Example inputs to the terminal:

  • Python3 knn.py "[2,3]" 4000 7 0
  • Python3 knn.py "[1,7,8]" 5124 -1 0
  • Python3 knn.py "[4,0]" -1 -1 1
  • Python3 knn.py "[6,7]" -1 4 1
  • Python3 knn.py -1 -1 -1 1

RESULTS:

Even despite the classic model made more efficient, the KNN model based on the locality-preserving hashing algorithm is on average 91% faster than the classic one, while its accuracy does not differ from the classic one by more than 8%, keeping the overall accuracy higher than 87% throughout its performance. This implies that the model has well learnt the classification task.

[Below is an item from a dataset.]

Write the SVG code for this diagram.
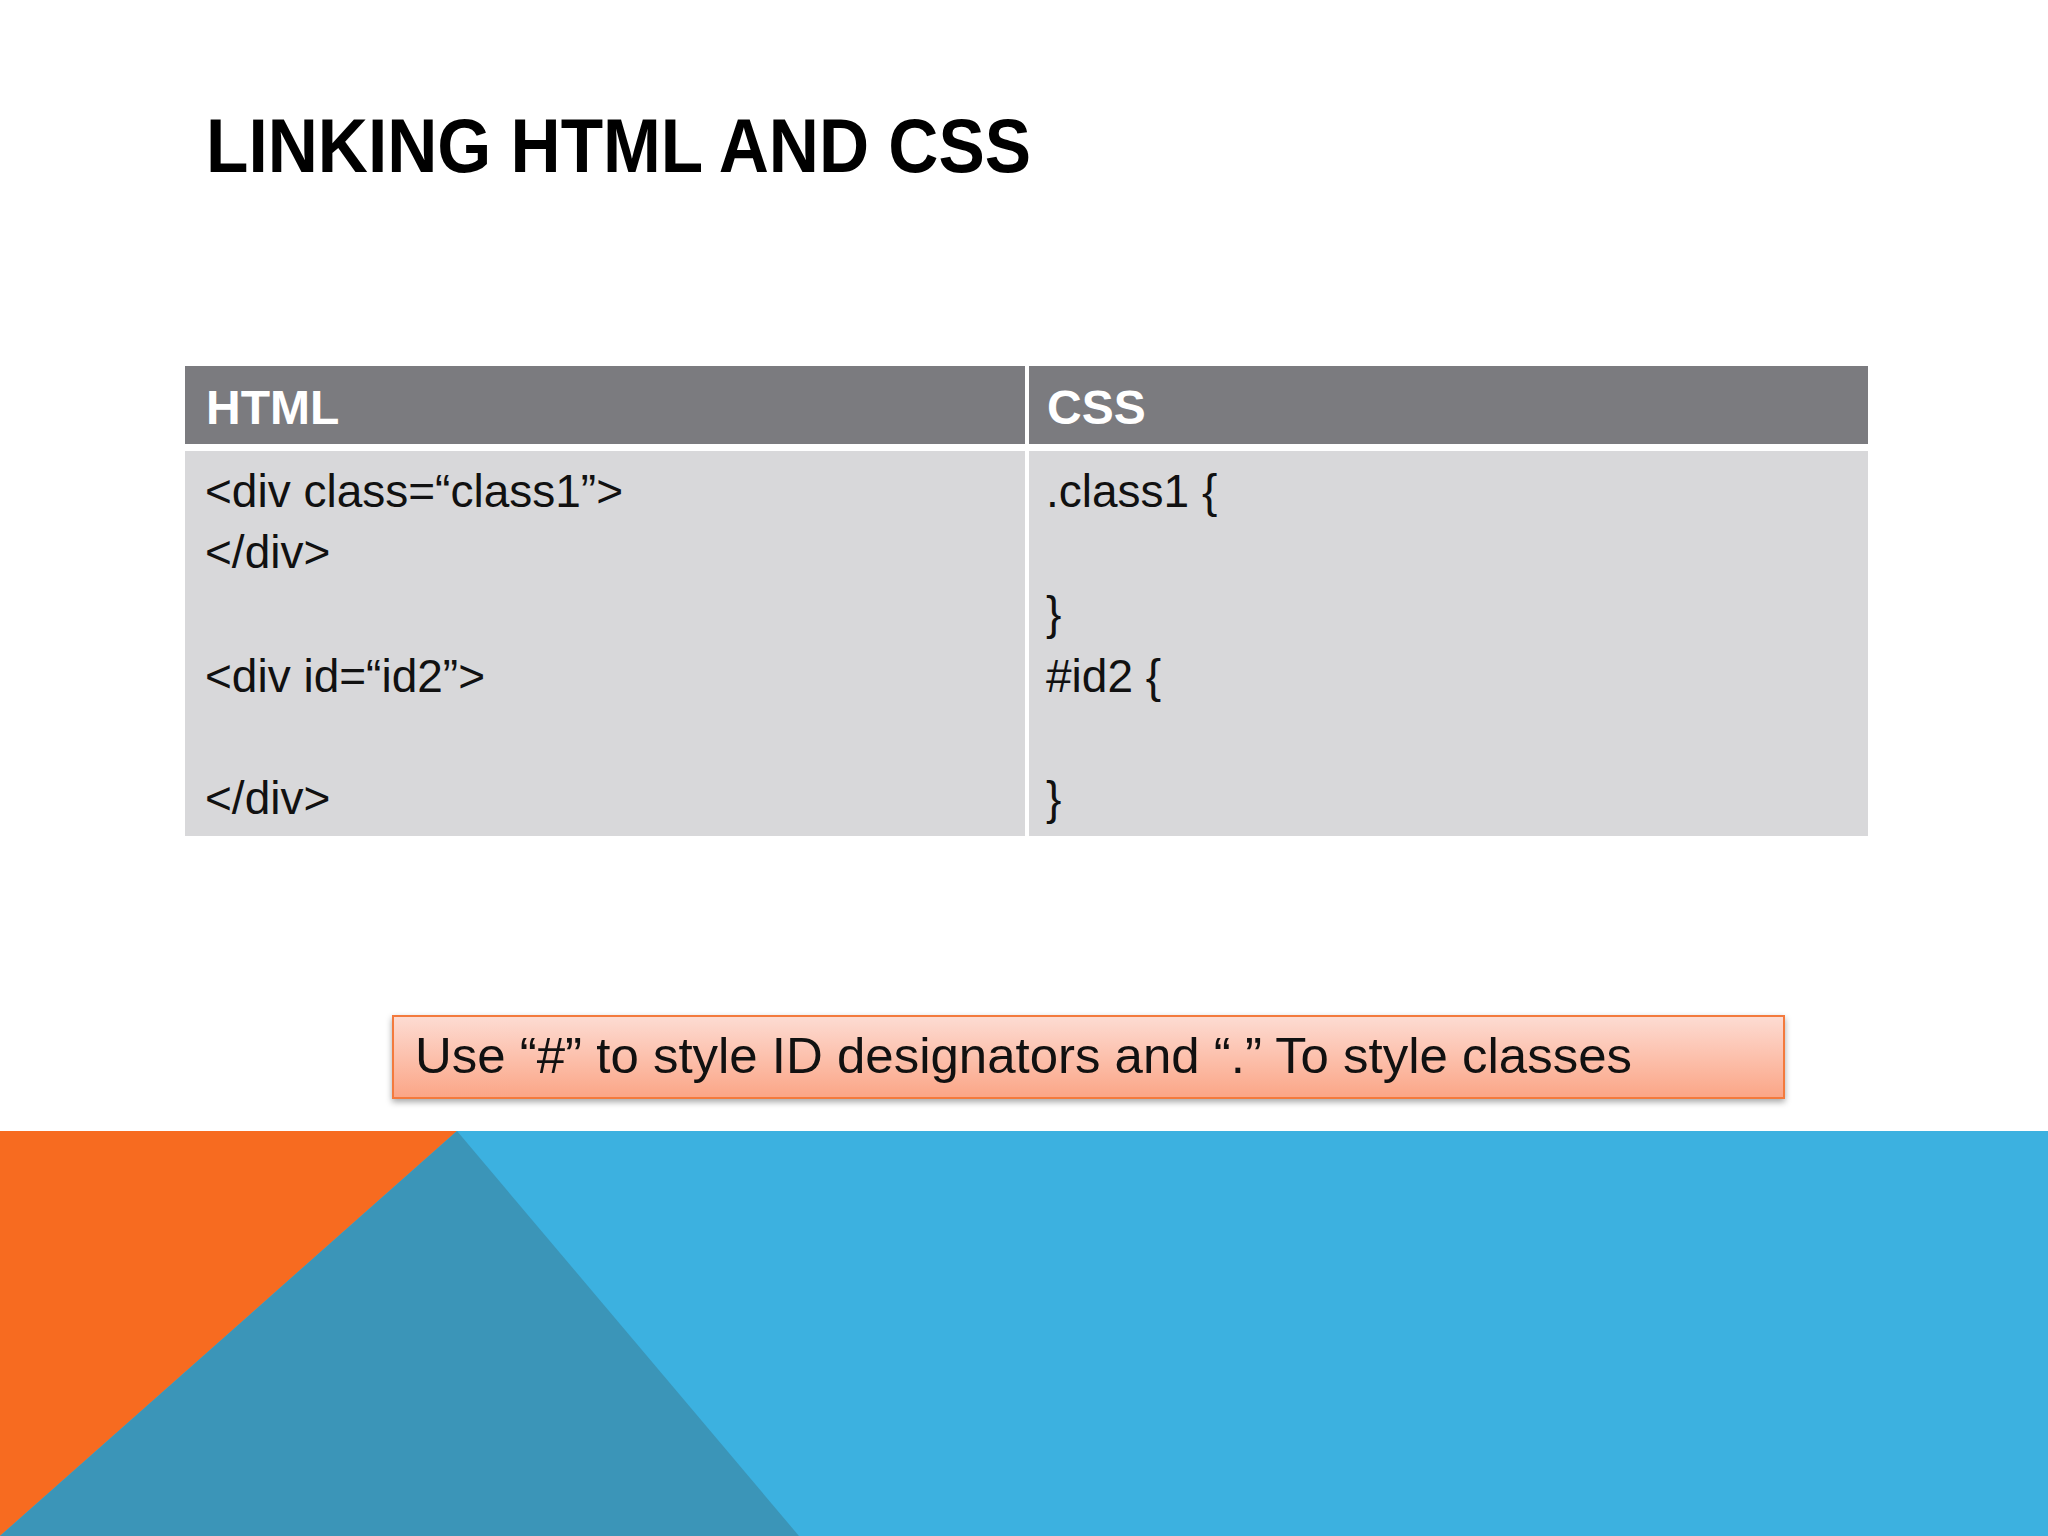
<svg xmlns="http://www.w3.org/2000/svg" width="2048" height="1536" viewBox="0 0 2048 1536">
<defs>
<linearGradient id="cg" x1="0" y1="0" x2="0" y2="1"><stop offset="0" stop-color="#fddcd3"/><stop offset="1" stop-color="#fba586"/></linearGradient>
<filter id="sh" x="-5%" y="-20%" width="110%" height="150%"><feDropShadow dx="0" dy="3" stdDeviation="3" flood-color="#000" flood-opacity="0.35"/></filter>
</defs>
<style>
.h{font-family:"Liberation Sans",Arial,sans-serif;font-weight:bold;font-size:48px;fill:#fff}
.b{font-family:"Liberation Sans",Arial,sans-serif;font-size:46px;fill:#111}
</style>
<rect width="2048" height="1536" fill="#fff"/>
<text x="206" y="172" font-family="Liberation Sans,Arial,sans-serif" font-weight="bold" font-size="76" textLength="825" lengthAdjust="spacingAndGlyphs" fill="#000">LINKING HTML AND CSS</text>
<g id="table">
<rect x="185" y="366" width="840" height="78" fill="#7b7b7f"/>
<rect x="1029" y="366" width="839" height="78" fill="#7b7b7f"/>
<rect x="185" y="451" width="840" height="385" fill="#d8d8da"/>
<rect x="1029" y="451" width="839" height="385" fill="#d8d8da"/>
<text class="h" x="206" y="424">HTML</text>
<text class="h" x="1047" y="424">CSS</text>
<text class="b" x="205" y="507">&lt;div class=“class1”&gt;</text>
<text class="b" x="205" y="568">&lt;/div&gt;</text>
<text class="b" x="205" y="692">&lt;div id=“id2”&gt;</text>
<text class="b" x="205" y="814">&lt;/div&gt;</text>
<text class="b" x="1046" y="507">.class1 {</text>
<text class="b" x="1046" y="629">}</text>
<text class="b" x="1046" y="692">#id2 {</text>
<text class="b" x="1046" y="814">}</text>
</g>
<g id="bg">
<rect x="0" y="1131" width="2048" height="405" fill="#3cb1e0"/>
<polygon points="0,1131 457,1131 0,1536" fill="#f76b20"/>
<polygon points="457,1131 799,1536 0,1536" fill="#3b95b8"/>
</g>
<g id="callout">
<rect x="393" y="1016" width="1391" height="82" fill="url(#cg)" stroke="#f37a3c" stroke-width="2" filter="url(#sh)"/>
<text x="415" y="1073" font-family="Liberation Sans,Arial,sans-serif" font-size="50" textLength="1217" lengthAdjust="spacingAndGlyphs" fill="#111">Use “#” to style ID designators and “.” To style classes</text>
</g>
</svg>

Although depending on the context in which the model is being used -- for instance, in the case of helping a visually impaired person --, the minimum 87% accuracy might not be suitable, for other contexts where the user is trying to quickly "get a sense of the data", being able to perform the classification task at a minimum accuracy of 87% within 1/10th of the classic time is indeed very useful.

CITATIONS:

[1] Slaney & Casey, "Locality-Sensitive Hashing for Finding Nearest Neighbors", IEEE Signal Processing Magazine, 2008.

[2] Kosov, "Efficient K-Nearest Neighbours", Project X Research, 2018.